Financials and real estate are very tightly distributed. IT and health care, on the other hand, see a broad range in cash ratios. Utilities has a reliably low cash ratio. In the middle is consumer staples and energy. The former has a greater overall spread, but a narrower 50% than the latter.
# p/e ratio boxplots
plt.figure(figsize=(15,5))
plt.subplot(1,2,1)
plt.title('P/E Ratio by Sector')
sns.boxplot(
data=data,
x='GICS Sector',
y='P/E Ratio',
order=(data
.groupby('GICS Sector')['P/E Ratio']
.mean()
.sort_values(ascending=True)
.index),
showfliers=True)
plt.xticks(rotation=90)
plt.subplot(1,2,2)
plt.title('same without fliers')
sns.boxplot(
data=data,
x='GICS Sector',
y='P/E Ratio',
order=(data
.groupby('GICS Sector')['P/E Ratio']
.mean()
.sort_values(ascending=True)
.index),
showfliers=False)
plt.xticks(rotation=90)
plt.show()
Here are P/E ratios by sector, sorted by sector mean. A lower P/E ratio is generally considered better, as a high ratio indicates an overvalued stock.
data.duplicated().sum()
0
There are no duplicate records in our data set.
data.isna().sum()
Ticker Symbol 0 Security 0 GICS Sector 0 GICS Sub Industry 0 Current Price 0 Price Change 0 Volatility 0 ROE 0 Cash Ratio 0 Net Cash Flow 0 Net Income 0 Earnings Per Share 0 Estimated Shares Outstanding 0 P/E Ratio 0 P/B Ratio 0 dtype: int64
Additionally, there are no records will null entries.
data.plot(
kind='box',
subplots=True,
sharey=False,
layout=(3,4),
figsize=(15,20));
We recall the boxplots from the EDA above to check for conspicuous outliers. The attributes Current Price, Cash Ratio, and P/B Ratio have prominent values on the high end.
data.query('`Current Price`>1000')
Ticker Symbol | Security | GICS Sector | GICS Sub Industry | Current Price | Price Change | Volatility | ROE | Cash Ratio | Net Cash Flow | Net Income | Earnings Per Share | Estimated Shares Outstanding | P/E Ratio | P/B Ratio | |
---|---|---|---|---|---|---|---|---|---|---|---|---|---|---|---|
243 | PCLN | Priceline.com Inc | Consumer Discretionary | Internet & Direct Marketing Retail | 1274.949951 | 3.190527 | 1.26834 | 29 | 184 | -1671386000 | 2551360000 | 50.09 | 50935516.07 | 25.453183 | -1.052429 |
Researching the market history of this security reveals that the recorded current price, while higher than our other observations, is completely reasonable. (Note: PCLN is now being traded on the Nasdaq under the ticker symbol BKNG.)

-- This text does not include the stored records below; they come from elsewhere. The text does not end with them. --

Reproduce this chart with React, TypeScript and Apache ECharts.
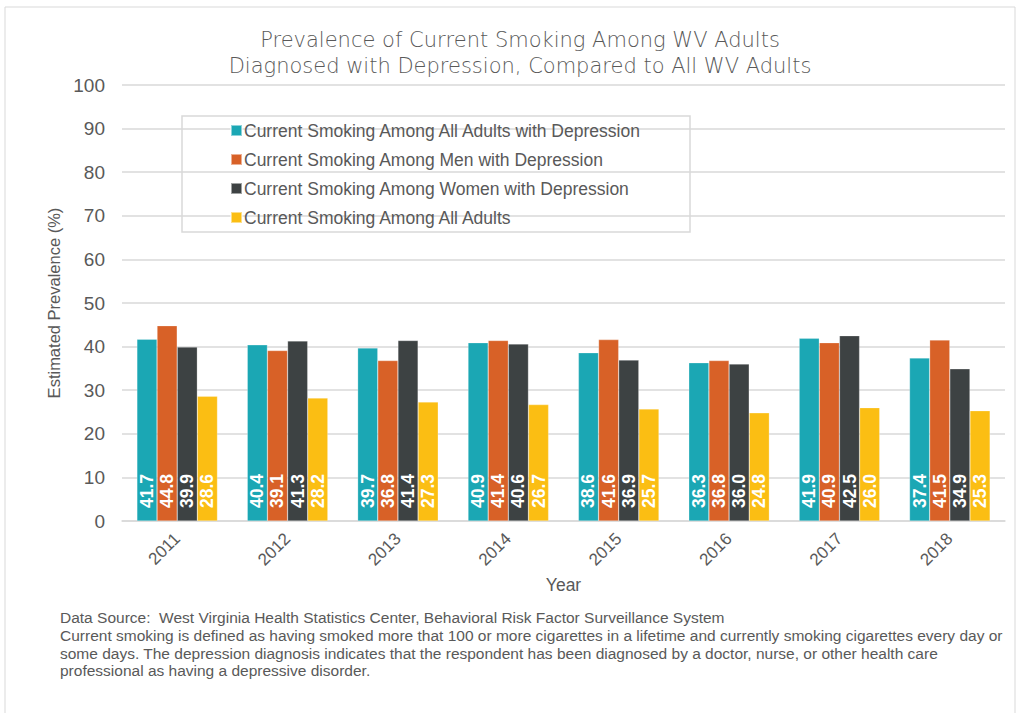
import React, { useEffect, useRef } from "react";
import * as echarts from "echarts";

const years = ["2011", "2012", "2013", "2014", "2015", "2016", "2017", "2018"];
const allDepressed = [41.7, 40.4, 39.7, 40.9, 38.6, 36.3, 41.9, 37.4];
const menDepressed = [44.8, 39.1, 36.8, 41.4, 41.6, 36.8, 40.9, 41.5];
const womenDepressed = [39.9, 41.3, 41.4, 40.6, 36.9, 36.0, 42.5, 34.9];
const allAdults = [28.6, 28.2, 27.3, 26.7, 25.7, 24.8, 26.0, 25.3];

const seriesNames = [
  "Current Smoking Among All Adults with Depression",
  "Current Smoking Among Men with Depression",
  "Current Smoking Among Women with Depression",
  "Current Smoking Among All Adults",
];
const colors = ["#1BA7B4", "#D86127", "#3D4243", "#FBBE13"];

const titleLines = [
  "Prevalence of Current Smoking Among WV Adults",
  "Diagnosed with Depression, Compared to All WV Adults",
];
const footerLines = [
  "Data Source:  West Virginia Health Statistics Center, Behavioral Risk Factor Surveillance System",
  "Current smoking is defined as having smoked more that 100 or more cigarettes in a lifetime and currently smoking cigarettes every day or",
  "some days. The depression diagnosis indicates that the respondent has been diagnosed by a doctor, nurse, or other health care",
  "professional as having a depressive disorder.",
];

export default function App() {
  const ref = useRef<HTMLDivElement>(null);
  useEffect(() => {
    if (!ref.current) return;
    const chart = echarts.init(ref.current, undefined, { renderer: "svg" });
    const data = [allDepressed, menDepressed, womenDepressed, allAdults];
    chart.setOption({
      animation: false,
      backgroundColor: "#ffffff",
      color: colors,
      title: titleLines.map((t, i) => ({
        text: t,
        left: 520,
        textAlign: "center",
        top: 29 + i * 26,
        padding: 0,
        textStyle: {
          fontFamily: "DejaVu Sans",
          fontWeight: 200,
          fontSize: 21,
          color: "#595959",
          lineHeight: 22,
        },
      })),
      legend: {
        orient: "vertical",
        left: 225,
        top: 116,
        itemWidth: 11,
        itemHeight: 11,
        itemGap: 10,
        icon: "rect",
        textStyle: {
          fontFamily: "Liberation Sans",
          fontSize: 17.5,
          lineHeight: 19,
          color: "#595959",
          padding: [0, 0, 0, -3],
        },
        data: seriesNames,
      },
      grid: { left: 122, right: 15, top: 85, bottom: 192 },
      xAxis: {
        type: "category",
        data: years,
        name: "Year",
        nameLocation: "middle",
        nameGap: 54,
        nameTextStyle: { fontFamily: "Liberation Sans", fontSize: 17.5, color: "#595959" },
        axisTick: { show: false },
        axisLine: { lineStyle: { color: "#d9d9d9", width: 1.5 } },
        axisLabel: {
          rotate: 45,
          margin: 15,
          fontFamily: "Liberation Sans",
          fontSize: 17,
          color: "#595959",
        },
      },
      yAxis: {
        type: "value",
        min: 0,
        max: 100,
        interval: 10,
        name: "Estimated Prevalence (%)",
        nameLocation: "middle",
        nameGap: 60,
        nameTextStyle: { fontFamily: "Liberation Sans", fontSize: 16.5, color: "#595959" },
        axisLine: { show: false },
        axisTick: { show: false },
        axisLabel: {
          margin: 17,
          fontFamily: "Liberation Sans",
          fontSize: 19,
          color: "#595959",
        },
        splitLine: { lineStyle: { color: "#d9d9d9", width: 1.5 } },
      },
      series: seriesNames.map((name, i) => ({
        name,
        type: "bar",
        data: data[i],
        barGap: "0%",
        barCategoryGap: "27%",
        itemStyle: { color: colors[i], borderColor: "rgba(255,255,255,0.5)", borderWidth: 0.5 },
        label: {
          show: true,
          position: "insideBottom",
          rotate: 90,
          align: "left",
          verticalAlign: "middle",
          distance: 13,
          formatter: (p: any) => Number(p.value).toFixed(1),
          color: "#ffffff",
          fontFamily: "Liberation Sans",
          fontWeight: "bold",
          fontSize: 17.5,
        },
      })),
      graphic: [
        {
          type: "rect",
          shape: { x: 5, y: 7, width: 1010, height: 712 },
          style: { fill: "none", stroke: "#d9d9d9", lineWidth: 1 },
          silent: true,
          z: -1,
        },
        {
          type: "rect",
          shape: { x: 182, y: 116, width: 508, height: 116 },
          style: { fill: "#ffffff", stroke: "#d9d9d9", lineWidth: 1.5 },
          silent: true,
          z: 0,
        },
        {
          type: "text",
          x: 60,
          y: 609,
          style: {
            text: footerLines.join("\n"),
            fontFamily: "Liberation Sans",
            fontSize: 15.5,
            lineHeight: 17.7,
            fill: "#595959",
          },
          silent: true,
        },
      ],
    });
    return () => chart.dispose();
  }, []);
  return (
    <div
      ref={ref}
      style={{ position: "absolute", left: 0, top: 0, width: 1020, height: 713 }}
    />
  );
}
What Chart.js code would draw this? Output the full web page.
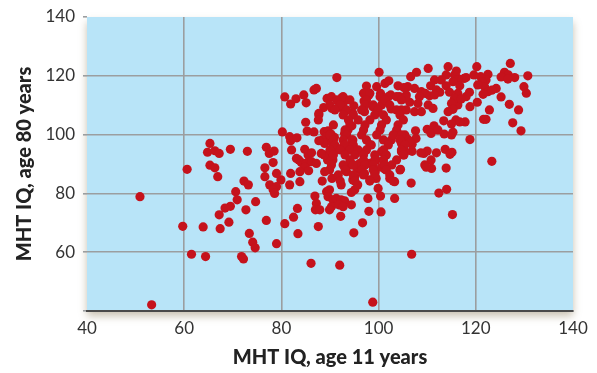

data.query('`Cash Ratio`>800')
Ticker Symbol | Security | GICS Sector | GICS Sub Industry | Current Price | Price Change | Volatility | ROE | Cash Ratio | Net Cash Flow | Net Income | Earnings Per Share | Estimated Shares Outstanding | P/E Ratio | P/B Ratio | |
---|---|---|---|---|---|---|---|---|---|---|---|---|---|---|---|
125 | FB | Information Technology | Internet Software & Services | 104.660004 | 16.22432 | 1.320606 | 8 | 958 | 592000000 | 3669000000 | 1.31 | 2.800763e+09 | 79.893133 | 5.884467 |
A cash ratio of 958 is preposterous. Research indicates that Facebook's cash ratio has never risen above 14. As of now (January 2023), it's max was achieved in Q3-2017 at a value of just over 13. Facebooks's current cash ratio is 2.57.
That being said, around 50% of our data have a cash ratio above 50, far outside the expectation of a data set of this size. We must conclude that there is a difference in definition or a systematic difference in the calculation which inflates all the cash ratios. As we will be scaling this data, the relationship between the records is far more important than the raw numbers, and we must look past this inconsistency.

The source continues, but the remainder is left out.